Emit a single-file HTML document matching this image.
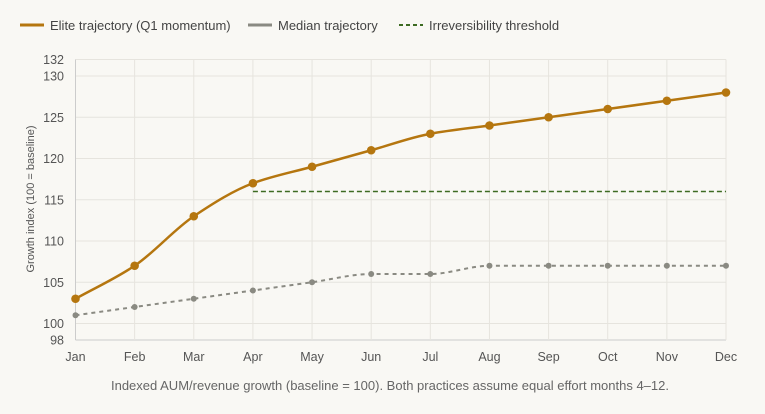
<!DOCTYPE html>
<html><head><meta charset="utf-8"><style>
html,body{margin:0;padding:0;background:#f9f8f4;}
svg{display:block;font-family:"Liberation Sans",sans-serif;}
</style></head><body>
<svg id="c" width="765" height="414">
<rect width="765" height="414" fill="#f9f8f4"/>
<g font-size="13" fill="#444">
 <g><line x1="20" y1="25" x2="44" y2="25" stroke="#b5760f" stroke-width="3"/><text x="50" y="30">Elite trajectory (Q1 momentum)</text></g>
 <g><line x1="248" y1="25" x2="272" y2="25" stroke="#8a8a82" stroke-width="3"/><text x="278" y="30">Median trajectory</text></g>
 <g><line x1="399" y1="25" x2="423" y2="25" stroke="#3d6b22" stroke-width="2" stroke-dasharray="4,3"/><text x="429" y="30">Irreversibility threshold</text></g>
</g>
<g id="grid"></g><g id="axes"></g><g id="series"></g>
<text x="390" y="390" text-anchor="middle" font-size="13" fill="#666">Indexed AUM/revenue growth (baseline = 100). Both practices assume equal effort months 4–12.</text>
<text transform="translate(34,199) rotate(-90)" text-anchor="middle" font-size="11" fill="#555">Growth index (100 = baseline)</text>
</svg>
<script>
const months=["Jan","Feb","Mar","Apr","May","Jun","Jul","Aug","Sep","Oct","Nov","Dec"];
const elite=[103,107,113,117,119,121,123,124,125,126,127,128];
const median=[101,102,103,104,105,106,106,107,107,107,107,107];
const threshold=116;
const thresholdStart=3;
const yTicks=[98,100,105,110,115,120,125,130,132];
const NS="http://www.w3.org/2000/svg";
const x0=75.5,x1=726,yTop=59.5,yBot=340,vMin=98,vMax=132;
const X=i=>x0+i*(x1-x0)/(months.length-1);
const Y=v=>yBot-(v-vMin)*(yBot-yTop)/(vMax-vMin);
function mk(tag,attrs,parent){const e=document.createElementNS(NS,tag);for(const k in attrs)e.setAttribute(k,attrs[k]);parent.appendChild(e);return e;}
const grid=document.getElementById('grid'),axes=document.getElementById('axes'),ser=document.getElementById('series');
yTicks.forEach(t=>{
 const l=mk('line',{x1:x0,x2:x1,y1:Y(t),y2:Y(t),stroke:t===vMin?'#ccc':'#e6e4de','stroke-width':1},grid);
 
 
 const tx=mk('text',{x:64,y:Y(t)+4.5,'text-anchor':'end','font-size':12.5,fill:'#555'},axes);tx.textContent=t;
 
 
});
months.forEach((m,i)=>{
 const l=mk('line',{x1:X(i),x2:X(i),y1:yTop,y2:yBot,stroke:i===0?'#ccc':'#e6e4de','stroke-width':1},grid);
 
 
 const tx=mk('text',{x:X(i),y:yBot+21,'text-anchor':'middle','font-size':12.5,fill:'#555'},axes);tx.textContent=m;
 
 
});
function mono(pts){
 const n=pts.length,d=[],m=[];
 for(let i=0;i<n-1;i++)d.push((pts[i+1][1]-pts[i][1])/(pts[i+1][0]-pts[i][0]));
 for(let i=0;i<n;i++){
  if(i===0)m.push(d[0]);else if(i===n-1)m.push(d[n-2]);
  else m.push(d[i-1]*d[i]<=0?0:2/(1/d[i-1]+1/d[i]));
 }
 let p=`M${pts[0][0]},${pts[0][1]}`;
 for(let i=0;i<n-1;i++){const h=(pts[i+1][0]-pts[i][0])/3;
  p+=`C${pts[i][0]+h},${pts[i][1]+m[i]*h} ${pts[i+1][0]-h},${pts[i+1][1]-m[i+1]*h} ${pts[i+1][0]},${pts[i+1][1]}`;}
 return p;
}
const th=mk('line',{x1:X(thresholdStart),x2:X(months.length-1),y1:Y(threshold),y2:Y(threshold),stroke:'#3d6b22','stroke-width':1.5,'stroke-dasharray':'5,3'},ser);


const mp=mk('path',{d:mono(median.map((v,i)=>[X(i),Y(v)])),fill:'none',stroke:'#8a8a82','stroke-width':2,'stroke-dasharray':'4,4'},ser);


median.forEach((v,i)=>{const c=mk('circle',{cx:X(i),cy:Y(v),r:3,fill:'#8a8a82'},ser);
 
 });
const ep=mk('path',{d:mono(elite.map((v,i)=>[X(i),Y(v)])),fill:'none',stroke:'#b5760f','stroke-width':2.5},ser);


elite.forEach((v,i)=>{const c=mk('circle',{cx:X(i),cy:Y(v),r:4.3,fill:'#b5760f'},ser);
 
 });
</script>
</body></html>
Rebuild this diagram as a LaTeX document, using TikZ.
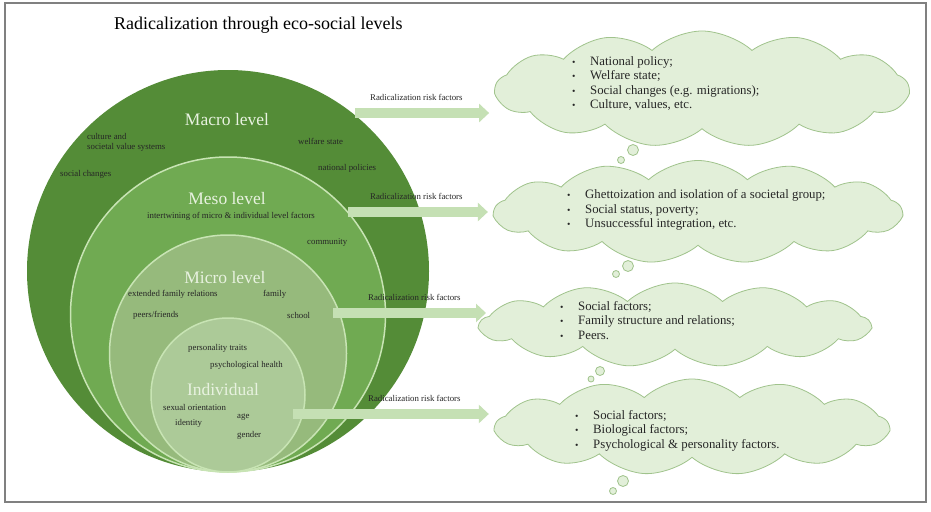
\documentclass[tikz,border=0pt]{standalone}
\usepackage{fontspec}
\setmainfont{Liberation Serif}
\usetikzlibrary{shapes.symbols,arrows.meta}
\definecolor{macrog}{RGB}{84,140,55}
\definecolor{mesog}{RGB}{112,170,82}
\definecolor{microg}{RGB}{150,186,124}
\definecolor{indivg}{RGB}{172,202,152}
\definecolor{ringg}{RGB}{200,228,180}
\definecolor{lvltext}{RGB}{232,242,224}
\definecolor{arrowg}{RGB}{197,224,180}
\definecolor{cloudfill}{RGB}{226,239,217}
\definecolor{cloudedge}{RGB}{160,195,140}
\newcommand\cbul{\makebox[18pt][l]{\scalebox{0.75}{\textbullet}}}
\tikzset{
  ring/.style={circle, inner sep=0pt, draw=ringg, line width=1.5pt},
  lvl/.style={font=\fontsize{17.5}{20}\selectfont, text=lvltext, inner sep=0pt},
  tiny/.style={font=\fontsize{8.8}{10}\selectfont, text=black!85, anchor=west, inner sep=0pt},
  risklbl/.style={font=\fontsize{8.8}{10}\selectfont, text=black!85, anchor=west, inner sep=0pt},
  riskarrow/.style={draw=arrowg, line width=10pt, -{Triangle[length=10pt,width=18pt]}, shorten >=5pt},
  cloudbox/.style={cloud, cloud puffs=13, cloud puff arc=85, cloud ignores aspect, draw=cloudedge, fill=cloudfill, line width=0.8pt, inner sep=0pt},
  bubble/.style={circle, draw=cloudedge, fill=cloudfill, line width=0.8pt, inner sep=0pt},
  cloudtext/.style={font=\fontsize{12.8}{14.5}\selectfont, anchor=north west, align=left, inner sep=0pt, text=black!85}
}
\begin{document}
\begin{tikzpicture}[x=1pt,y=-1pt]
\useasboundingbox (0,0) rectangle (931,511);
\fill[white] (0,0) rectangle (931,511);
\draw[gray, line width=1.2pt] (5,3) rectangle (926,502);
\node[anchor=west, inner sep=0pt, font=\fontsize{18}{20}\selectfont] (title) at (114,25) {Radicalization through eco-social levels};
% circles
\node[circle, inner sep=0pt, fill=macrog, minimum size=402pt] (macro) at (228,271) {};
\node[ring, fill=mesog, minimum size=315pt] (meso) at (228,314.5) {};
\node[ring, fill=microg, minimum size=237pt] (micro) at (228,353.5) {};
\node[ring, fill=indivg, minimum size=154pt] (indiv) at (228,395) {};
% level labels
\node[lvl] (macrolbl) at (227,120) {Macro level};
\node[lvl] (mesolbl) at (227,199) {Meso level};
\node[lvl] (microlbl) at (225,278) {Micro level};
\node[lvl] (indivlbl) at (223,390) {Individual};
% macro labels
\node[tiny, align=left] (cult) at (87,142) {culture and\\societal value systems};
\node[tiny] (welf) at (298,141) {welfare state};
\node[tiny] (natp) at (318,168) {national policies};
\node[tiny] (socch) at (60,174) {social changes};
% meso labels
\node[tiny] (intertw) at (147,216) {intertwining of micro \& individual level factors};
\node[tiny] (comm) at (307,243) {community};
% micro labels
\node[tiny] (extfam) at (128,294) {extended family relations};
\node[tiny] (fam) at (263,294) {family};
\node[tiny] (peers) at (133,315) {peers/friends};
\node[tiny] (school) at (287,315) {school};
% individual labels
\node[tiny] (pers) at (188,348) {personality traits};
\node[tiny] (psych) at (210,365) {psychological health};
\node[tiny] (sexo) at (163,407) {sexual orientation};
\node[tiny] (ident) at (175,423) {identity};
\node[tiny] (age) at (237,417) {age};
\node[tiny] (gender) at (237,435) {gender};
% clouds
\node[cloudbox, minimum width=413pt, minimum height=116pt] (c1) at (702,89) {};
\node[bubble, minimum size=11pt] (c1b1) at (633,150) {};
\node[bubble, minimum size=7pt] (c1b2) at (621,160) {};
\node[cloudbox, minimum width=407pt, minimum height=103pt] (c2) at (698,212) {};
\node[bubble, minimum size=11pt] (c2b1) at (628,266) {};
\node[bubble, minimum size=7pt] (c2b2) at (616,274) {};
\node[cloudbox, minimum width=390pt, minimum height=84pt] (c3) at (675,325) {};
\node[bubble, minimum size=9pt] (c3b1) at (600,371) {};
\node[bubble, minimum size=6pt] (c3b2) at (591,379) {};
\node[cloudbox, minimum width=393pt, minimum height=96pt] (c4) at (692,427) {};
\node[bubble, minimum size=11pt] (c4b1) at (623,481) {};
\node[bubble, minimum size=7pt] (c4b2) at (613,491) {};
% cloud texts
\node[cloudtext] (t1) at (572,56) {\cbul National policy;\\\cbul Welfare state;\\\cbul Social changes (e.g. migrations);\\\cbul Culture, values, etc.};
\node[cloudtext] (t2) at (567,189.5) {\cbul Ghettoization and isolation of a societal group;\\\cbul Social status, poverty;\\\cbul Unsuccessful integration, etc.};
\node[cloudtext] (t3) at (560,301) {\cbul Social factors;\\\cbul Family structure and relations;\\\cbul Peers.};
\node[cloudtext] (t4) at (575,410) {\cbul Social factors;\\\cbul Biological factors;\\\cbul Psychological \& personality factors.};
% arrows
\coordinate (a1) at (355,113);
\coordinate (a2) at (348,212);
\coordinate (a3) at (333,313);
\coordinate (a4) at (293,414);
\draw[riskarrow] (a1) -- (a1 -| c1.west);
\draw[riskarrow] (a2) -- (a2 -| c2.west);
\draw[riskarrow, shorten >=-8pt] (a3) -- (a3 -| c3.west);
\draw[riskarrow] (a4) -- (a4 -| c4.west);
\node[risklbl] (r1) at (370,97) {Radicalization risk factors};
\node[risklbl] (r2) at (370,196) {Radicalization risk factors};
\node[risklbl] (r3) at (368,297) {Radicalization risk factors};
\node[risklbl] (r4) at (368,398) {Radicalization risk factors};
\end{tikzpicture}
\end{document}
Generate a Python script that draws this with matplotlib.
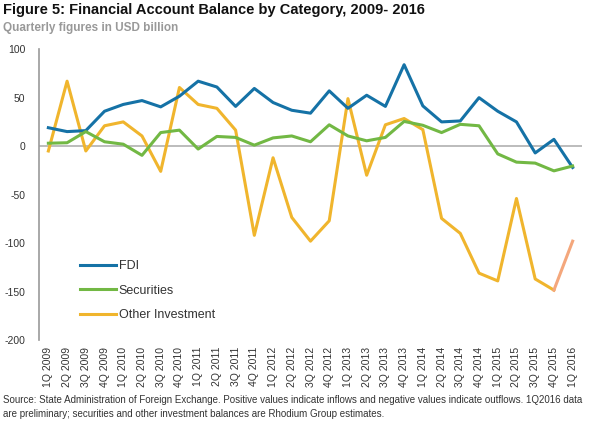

# # # #

Search the data for "this" and list every line in which it occurs.

§ RESULT:
Emit a single-file HTML document matching this image.
Rebuild this diagram as a LaTeX document, using TikZ.
Generate a Python script that draws this with matplotlib.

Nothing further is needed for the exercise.